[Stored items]
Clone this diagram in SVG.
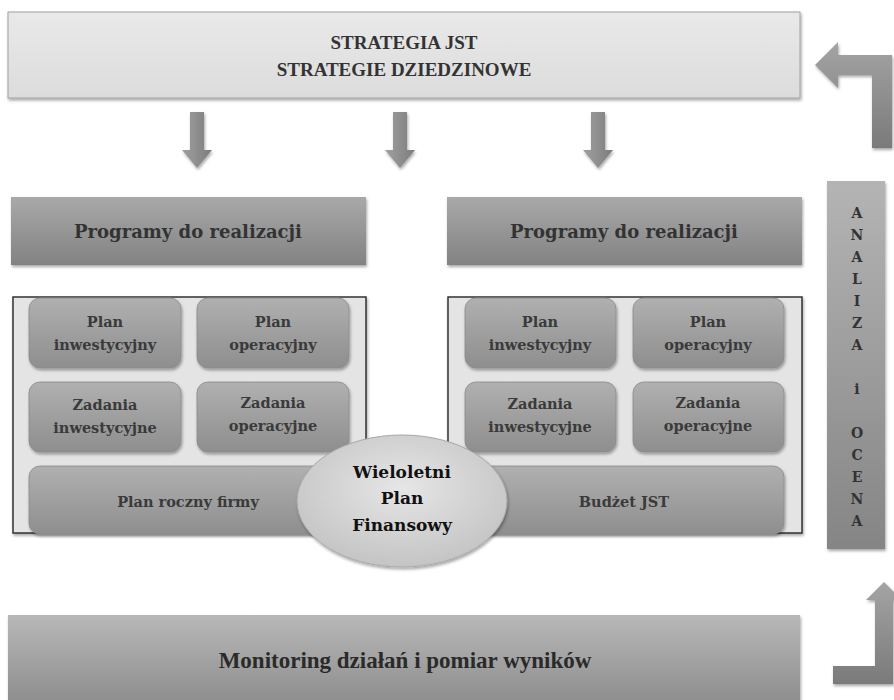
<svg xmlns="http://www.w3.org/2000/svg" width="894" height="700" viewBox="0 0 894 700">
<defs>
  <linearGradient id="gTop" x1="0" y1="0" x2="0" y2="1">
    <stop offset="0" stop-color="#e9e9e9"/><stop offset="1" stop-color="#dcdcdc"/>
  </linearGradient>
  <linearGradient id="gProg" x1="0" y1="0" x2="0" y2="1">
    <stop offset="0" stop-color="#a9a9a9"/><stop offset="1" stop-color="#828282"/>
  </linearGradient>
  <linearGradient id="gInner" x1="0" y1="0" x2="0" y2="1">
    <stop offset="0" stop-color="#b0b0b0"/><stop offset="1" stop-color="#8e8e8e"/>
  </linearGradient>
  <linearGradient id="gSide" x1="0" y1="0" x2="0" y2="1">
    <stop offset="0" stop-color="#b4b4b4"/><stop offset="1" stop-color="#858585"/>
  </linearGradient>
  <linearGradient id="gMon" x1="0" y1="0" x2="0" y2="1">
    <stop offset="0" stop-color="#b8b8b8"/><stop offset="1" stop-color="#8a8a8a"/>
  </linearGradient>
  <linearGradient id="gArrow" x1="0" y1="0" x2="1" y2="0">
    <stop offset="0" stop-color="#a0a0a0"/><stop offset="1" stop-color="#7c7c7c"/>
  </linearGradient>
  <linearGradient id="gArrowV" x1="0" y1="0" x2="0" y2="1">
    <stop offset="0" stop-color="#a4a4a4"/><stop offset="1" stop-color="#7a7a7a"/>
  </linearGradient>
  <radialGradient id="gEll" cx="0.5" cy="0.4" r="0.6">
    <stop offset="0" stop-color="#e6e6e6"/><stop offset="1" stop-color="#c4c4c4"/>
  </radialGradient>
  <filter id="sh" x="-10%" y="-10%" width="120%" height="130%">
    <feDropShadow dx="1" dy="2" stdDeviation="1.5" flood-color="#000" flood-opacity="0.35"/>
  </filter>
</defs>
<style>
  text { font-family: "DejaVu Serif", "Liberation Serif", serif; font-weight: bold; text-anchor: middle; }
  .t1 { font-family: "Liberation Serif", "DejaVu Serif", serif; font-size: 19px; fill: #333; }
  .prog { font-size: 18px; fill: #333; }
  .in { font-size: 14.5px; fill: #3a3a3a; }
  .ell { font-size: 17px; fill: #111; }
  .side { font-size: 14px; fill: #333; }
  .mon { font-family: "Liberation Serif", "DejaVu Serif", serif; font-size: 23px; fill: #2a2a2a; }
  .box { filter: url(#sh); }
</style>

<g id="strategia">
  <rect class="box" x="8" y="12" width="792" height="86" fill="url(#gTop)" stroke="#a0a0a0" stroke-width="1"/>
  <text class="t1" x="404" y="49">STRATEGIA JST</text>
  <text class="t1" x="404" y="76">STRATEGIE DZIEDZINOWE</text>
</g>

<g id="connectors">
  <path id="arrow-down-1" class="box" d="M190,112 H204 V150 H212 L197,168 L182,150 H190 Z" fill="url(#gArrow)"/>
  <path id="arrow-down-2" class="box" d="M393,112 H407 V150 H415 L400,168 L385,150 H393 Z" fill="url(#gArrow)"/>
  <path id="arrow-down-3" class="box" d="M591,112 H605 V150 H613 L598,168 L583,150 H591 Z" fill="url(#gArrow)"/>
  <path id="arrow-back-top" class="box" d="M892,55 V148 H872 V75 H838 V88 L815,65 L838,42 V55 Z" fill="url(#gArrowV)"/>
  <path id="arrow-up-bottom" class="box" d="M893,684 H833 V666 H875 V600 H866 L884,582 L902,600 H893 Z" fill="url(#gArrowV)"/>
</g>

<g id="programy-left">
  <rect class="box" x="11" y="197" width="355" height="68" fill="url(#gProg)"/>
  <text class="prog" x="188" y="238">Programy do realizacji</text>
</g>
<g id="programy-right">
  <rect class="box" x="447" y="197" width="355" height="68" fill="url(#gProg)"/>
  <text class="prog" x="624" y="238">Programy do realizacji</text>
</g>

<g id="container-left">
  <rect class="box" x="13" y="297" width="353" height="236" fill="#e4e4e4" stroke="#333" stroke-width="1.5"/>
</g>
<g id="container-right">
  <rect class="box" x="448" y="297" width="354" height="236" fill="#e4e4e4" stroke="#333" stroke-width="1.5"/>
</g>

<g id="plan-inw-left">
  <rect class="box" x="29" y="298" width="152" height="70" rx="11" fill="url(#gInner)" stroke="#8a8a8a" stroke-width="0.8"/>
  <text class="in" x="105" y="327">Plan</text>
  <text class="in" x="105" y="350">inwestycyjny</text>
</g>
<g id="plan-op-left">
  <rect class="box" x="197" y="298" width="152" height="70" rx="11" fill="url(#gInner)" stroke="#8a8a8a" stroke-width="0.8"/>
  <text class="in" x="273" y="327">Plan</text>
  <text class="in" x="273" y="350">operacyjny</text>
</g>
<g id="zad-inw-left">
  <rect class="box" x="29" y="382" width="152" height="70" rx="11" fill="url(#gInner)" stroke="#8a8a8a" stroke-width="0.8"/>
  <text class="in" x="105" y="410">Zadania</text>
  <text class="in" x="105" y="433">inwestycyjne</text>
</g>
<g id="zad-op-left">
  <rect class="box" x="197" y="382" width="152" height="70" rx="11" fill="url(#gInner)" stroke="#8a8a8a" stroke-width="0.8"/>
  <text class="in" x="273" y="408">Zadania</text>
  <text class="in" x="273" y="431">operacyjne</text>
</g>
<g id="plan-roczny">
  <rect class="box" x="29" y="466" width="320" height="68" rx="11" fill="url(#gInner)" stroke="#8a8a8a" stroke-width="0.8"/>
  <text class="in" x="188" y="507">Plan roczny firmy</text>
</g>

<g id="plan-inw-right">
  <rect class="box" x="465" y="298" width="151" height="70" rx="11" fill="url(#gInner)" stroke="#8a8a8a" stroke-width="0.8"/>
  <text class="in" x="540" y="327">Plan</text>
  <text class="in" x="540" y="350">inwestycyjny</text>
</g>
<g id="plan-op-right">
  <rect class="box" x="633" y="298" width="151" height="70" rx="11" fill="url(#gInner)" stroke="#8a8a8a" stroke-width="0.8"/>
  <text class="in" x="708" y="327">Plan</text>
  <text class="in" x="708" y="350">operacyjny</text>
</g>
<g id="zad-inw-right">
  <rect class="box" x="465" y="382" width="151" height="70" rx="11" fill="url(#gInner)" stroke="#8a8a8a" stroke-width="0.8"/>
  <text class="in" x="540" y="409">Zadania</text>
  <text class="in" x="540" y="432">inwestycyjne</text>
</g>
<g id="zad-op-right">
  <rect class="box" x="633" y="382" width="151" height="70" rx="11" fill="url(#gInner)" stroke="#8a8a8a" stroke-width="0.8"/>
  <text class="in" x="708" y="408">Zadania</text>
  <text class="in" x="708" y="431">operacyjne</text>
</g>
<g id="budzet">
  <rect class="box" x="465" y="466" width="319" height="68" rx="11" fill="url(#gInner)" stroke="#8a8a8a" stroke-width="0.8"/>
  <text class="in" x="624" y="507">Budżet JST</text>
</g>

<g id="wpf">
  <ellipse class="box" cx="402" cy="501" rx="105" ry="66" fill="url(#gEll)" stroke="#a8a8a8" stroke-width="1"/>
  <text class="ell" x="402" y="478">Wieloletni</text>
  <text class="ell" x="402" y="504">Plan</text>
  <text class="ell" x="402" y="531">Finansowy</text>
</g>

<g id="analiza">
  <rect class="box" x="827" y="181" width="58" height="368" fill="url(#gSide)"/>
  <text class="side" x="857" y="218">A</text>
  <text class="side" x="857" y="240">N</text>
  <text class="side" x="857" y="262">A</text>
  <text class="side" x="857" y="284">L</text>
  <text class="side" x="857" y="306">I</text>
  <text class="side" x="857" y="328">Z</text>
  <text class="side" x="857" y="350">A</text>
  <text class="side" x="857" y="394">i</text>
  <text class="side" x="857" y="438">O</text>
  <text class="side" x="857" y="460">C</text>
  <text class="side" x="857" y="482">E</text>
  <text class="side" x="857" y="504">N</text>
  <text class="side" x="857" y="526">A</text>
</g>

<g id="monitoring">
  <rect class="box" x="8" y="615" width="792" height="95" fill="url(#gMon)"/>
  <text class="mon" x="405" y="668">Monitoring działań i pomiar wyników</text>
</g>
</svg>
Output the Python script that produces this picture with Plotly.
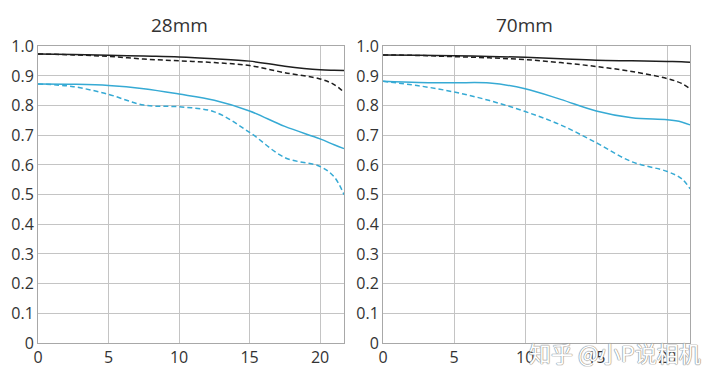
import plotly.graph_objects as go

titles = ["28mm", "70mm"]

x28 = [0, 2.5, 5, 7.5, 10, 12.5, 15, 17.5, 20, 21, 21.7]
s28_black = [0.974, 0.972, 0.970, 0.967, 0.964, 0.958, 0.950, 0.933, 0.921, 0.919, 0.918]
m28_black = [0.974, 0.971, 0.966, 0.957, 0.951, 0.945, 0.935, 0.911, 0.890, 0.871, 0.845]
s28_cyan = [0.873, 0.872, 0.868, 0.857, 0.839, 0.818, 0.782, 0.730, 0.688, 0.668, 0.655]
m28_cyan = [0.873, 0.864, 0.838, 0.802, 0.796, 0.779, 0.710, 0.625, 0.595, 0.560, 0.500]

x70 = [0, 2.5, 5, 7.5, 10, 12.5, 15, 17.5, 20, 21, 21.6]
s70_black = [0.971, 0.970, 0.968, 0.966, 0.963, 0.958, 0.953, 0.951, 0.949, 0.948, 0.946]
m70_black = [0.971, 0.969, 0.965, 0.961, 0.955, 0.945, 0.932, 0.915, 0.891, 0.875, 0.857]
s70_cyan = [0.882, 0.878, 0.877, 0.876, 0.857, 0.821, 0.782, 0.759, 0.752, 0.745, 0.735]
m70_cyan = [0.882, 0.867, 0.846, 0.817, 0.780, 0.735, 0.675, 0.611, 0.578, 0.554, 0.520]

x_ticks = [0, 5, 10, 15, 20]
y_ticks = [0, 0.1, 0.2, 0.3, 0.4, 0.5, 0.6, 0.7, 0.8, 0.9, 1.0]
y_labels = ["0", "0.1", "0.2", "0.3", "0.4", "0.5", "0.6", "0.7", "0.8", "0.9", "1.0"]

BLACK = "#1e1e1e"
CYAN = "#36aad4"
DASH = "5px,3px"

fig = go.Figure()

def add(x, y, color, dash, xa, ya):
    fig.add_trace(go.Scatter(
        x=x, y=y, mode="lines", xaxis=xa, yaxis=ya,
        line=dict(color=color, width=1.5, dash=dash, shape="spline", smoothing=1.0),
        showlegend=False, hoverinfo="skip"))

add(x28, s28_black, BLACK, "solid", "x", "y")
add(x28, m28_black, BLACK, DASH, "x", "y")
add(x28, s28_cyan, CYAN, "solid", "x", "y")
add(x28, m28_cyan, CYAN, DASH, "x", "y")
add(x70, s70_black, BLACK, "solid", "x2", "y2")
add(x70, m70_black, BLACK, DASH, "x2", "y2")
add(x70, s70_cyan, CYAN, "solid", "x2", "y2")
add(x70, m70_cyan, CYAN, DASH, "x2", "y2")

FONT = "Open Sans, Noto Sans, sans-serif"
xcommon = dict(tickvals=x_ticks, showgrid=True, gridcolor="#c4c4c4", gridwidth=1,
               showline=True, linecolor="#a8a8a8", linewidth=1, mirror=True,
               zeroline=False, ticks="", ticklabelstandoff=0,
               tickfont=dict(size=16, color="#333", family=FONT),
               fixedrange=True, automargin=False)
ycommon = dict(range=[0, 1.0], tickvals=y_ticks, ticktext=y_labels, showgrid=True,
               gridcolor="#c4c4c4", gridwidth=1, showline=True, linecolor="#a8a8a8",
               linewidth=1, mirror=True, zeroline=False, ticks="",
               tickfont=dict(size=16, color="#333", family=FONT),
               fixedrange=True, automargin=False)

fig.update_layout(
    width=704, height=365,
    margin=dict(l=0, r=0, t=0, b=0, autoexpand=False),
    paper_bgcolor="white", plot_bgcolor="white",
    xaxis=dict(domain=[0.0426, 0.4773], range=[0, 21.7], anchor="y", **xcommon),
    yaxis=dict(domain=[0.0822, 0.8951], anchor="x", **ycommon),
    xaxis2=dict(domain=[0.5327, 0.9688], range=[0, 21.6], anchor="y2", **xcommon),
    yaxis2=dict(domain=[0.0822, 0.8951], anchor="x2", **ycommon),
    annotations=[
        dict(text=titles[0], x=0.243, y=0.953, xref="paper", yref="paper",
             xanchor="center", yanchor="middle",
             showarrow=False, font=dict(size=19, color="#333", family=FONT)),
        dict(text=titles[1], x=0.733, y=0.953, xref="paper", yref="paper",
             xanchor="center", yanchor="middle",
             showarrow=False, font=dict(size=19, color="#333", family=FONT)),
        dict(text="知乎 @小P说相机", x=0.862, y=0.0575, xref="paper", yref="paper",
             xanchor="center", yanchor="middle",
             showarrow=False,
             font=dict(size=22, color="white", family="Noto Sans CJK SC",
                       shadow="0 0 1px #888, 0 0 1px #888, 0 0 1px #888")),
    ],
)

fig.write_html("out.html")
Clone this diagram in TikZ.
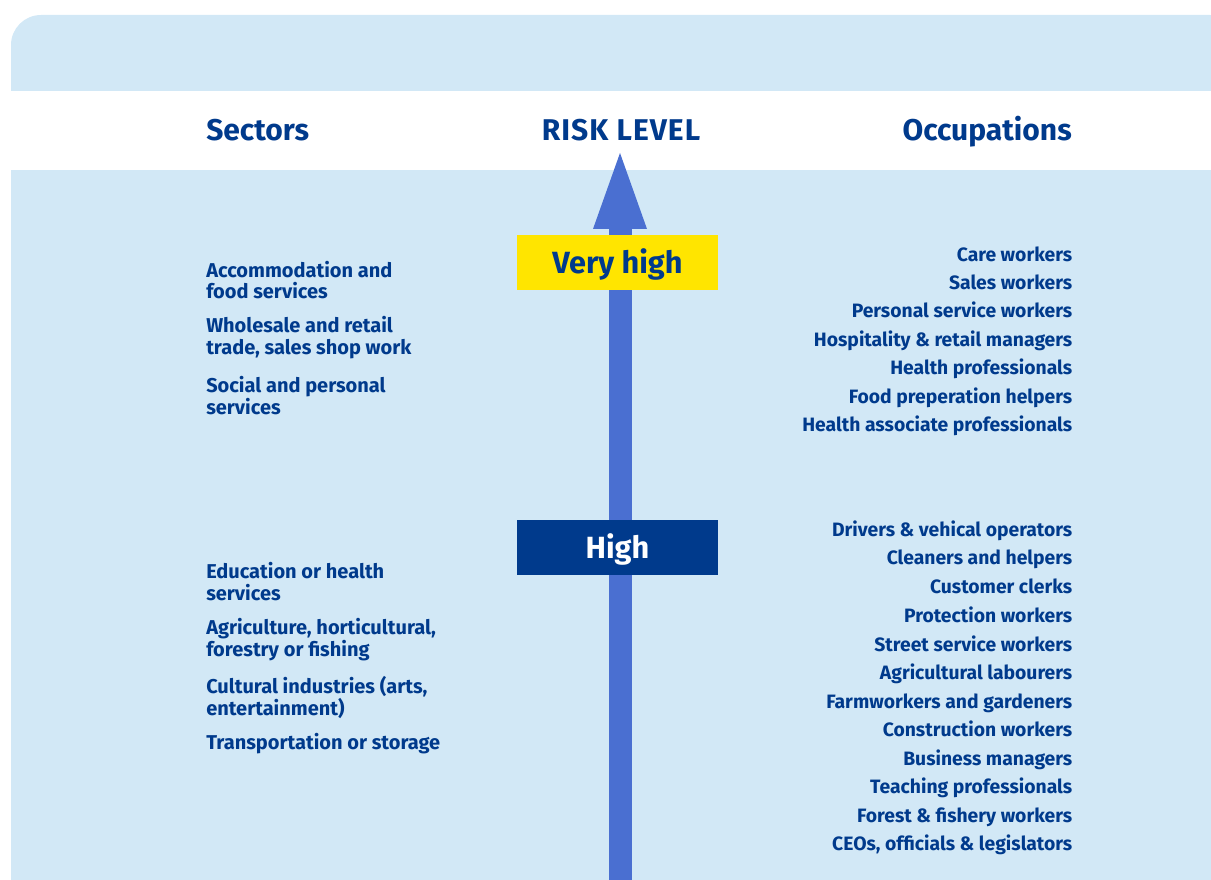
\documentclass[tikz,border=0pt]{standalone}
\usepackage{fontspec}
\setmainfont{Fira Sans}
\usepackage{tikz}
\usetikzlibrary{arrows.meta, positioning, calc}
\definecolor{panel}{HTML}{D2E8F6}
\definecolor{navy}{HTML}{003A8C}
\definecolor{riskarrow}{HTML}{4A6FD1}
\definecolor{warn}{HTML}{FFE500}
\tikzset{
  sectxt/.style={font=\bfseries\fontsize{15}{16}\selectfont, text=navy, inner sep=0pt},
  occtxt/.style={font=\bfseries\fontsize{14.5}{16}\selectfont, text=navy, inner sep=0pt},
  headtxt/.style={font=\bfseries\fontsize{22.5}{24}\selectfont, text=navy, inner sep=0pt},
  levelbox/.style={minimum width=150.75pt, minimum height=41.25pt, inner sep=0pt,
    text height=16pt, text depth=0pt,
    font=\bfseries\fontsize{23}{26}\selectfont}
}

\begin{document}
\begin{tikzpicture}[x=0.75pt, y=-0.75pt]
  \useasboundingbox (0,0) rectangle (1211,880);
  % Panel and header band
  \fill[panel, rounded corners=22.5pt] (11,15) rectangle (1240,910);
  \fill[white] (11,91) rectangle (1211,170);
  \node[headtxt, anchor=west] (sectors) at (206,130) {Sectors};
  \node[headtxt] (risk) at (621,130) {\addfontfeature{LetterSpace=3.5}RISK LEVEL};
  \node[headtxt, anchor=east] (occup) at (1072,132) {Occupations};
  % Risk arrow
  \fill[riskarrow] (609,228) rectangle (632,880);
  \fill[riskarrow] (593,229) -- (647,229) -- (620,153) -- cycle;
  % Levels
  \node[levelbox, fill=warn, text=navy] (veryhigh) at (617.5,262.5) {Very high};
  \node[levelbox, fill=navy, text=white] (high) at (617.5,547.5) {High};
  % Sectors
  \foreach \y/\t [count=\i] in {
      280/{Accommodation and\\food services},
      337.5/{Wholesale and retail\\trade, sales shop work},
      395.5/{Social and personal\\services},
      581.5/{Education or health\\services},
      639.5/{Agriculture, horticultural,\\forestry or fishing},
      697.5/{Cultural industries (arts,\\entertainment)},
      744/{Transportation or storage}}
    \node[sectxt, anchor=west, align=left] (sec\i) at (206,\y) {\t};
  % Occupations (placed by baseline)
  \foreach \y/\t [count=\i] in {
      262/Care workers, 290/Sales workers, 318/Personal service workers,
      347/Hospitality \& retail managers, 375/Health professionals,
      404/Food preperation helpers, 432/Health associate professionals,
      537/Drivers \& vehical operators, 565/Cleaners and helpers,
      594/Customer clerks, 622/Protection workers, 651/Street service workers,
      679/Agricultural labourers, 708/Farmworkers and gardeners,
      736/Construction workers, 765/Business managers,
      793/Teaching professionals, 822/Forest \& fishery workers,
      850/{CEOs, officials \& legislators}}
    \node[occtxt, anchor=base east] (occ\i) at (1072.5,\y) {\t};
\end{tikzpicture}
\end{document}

#### EXERCISE AIM:
Pull out every line of the records that includes the string "diagram".

#### TASK RESULT:
Clone this diagram in SVG.
Clone this diagram in TikZ.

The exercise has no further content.